Message Queues
A message queue is a durable buffer between a producer (the service that generates work) and a consumer (the service that processes it). The producer writes a message to the queue and moves on immediately — it does not wait for the consumer to finish. This decoupling is one of the most important patterns in distributed systems.
Why Queues
- Absorb traffic spikes — if 10,000 orders arrive in one second but the processing service can only handle 1,000/s, a queue buffers the excess. Without it, the processing service would be overwhelmed or requests would be dropped.
- Decouple services — the producer doesn't need to know about the consumer. Services can be deployed, restarted, or scaled independently without coordinating with each other.

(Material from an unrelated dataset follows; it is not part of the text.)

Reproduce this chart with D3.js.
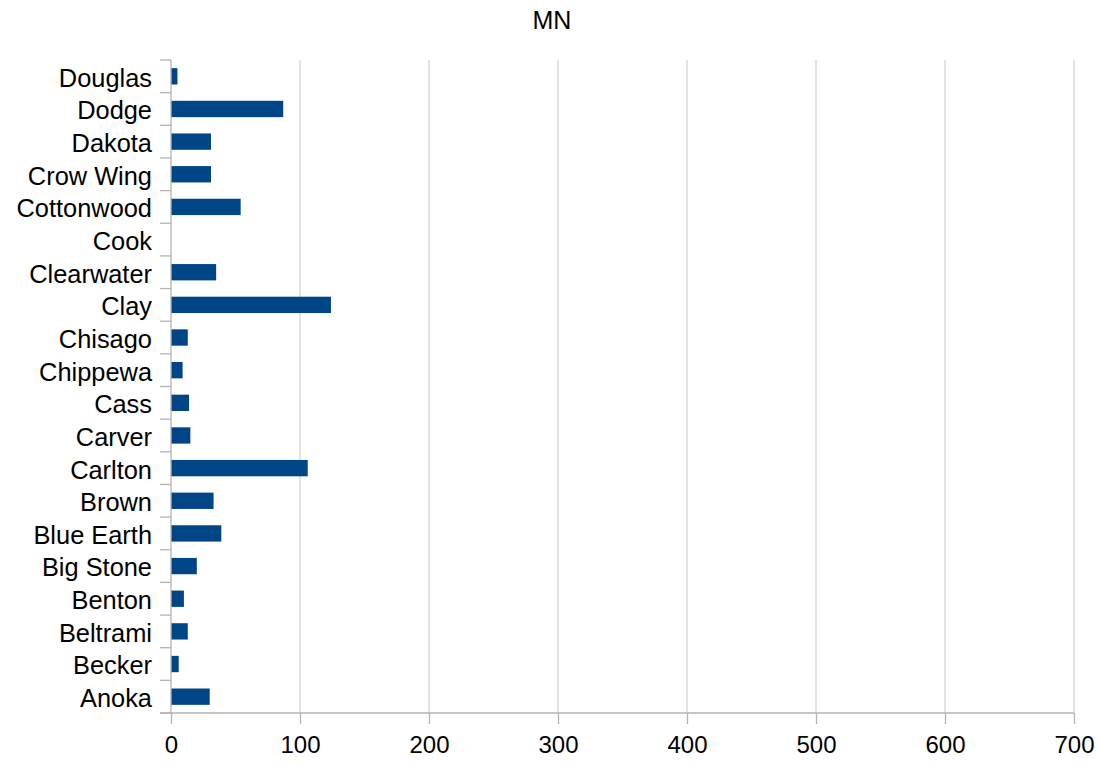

- Enable retry logic — if a consumer crashes while processing a message, the message is re-queued and retried rather than lost. Dead-letter queues capture messages that fail repeatedly for manual inspection.

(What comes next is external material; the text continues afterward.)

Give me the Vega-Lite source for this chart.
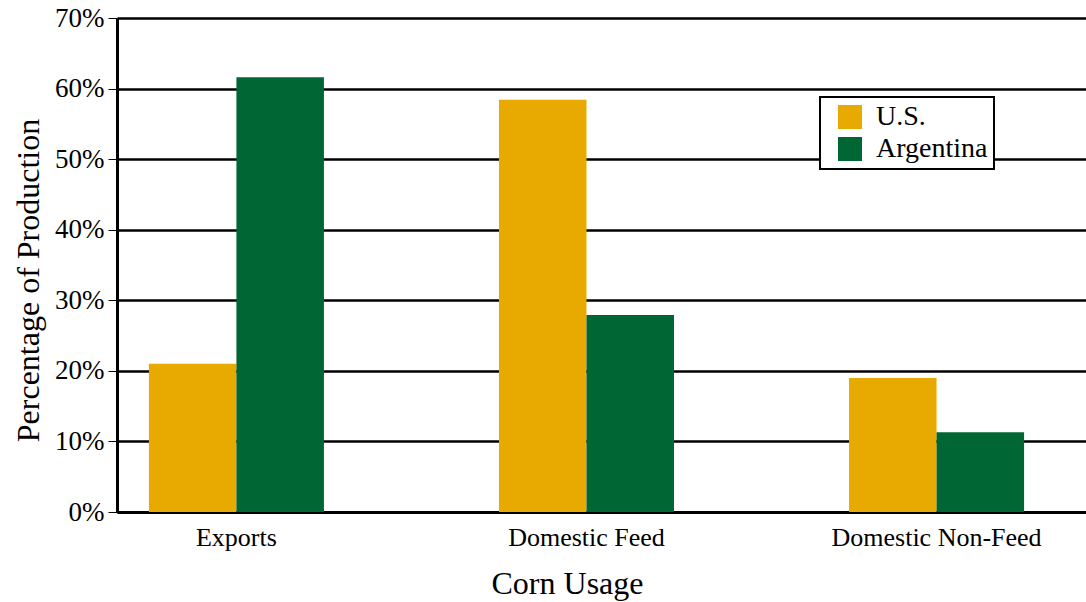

- Async processing — tasks that don't need to complete synchronously (sending emails, resizing images, generating reports) are pushed to a queue and processed in the background, keeping API response times fast.
- Fan-out — a single message can be consumed by multiple independent services simultaneously (notifications, analytics, audit logging) without the producer knowing about any of them.
Delivery Guarantees
- At-most-once — messages are delivered zero or one times. Fast but may lose messages on failure. Acceptable for metrics or logs where occasional loss is tolerable.
- At-least-once — messages are delivered one or more times. No message is ever lost, but duplicates are possible on retry. Consumers must be idempotent — processing the same message twice must produce the same result as processing it once.
- Exactly-once — messages are delivered exactly one time. The hardest guarantee to achieve; requires transactional semantics between the broker and the consumer's storage. Kafka supports this with transactions; for other systems it is typically simulated with idempotent consumer logic (deduplication keys).
Idempotency in practice
Because at-least-once is the practical default for most systems, consumers should be designed to be idempotent from the start. Common patterns:
- Idempotency key — each message carries a unique ID; the consumer checks a processed-IDs store before acting and skips duplicates.
- Upsert operations — write operations are designed so re-running them produces the same outcome (e.g.
INSERT ... ON CONFLICT DO UPDATErather than a plainINSERT). - Conditional updates — apply changes only if the current state matches the expected pre-condition (optimistic locking).
Kafka vs RabbitMQ vs SQS
| Kafka | RabbitMQ | SQS | |
|---|---|---|---|
| Model | Distributed log; consumers read from offsets | Push-based broker; messages deleted on ACK | Managed pull queue |
| Retention | Configurable (days/weeks); replay possible | Until consumed or TTL | Up to 14 days |
| Throughput | Millions of messages/sec | Thousands–hundreds of thousands/sec | Scales automatically |
| Ordering | Per-partition ordering guaranteed | Per-queue FIFO (with single consumer) | Standard: no guarantee; FIFO queue: yes |
| Replay | Yes — consumers can re-read from any offset | No — messages are deleted on ACK | No |
| Best for | Event streaming, audit logs, analytics pipelines | Task queues, complex routing, RPC patterns | Simple async decoupling on AWS |
When to use each
- Kafka — when you need to replay events, build event-sourced systems, fan out to many independent consumers, or process high-volume streams. The log model makes it the foundation for event-driven architectures.
- RabbitMQ — when you need flexible routing (topic exchanges, header routing), priority queues, or a simpler operational model than Kafka for moderate throughput task queues.
- SQS — when you are already in AWS and want a zero-ops managed queue. Use SQS Standard for maximum throughput; SQS FIFO when message ordering and exactly-once processing matter.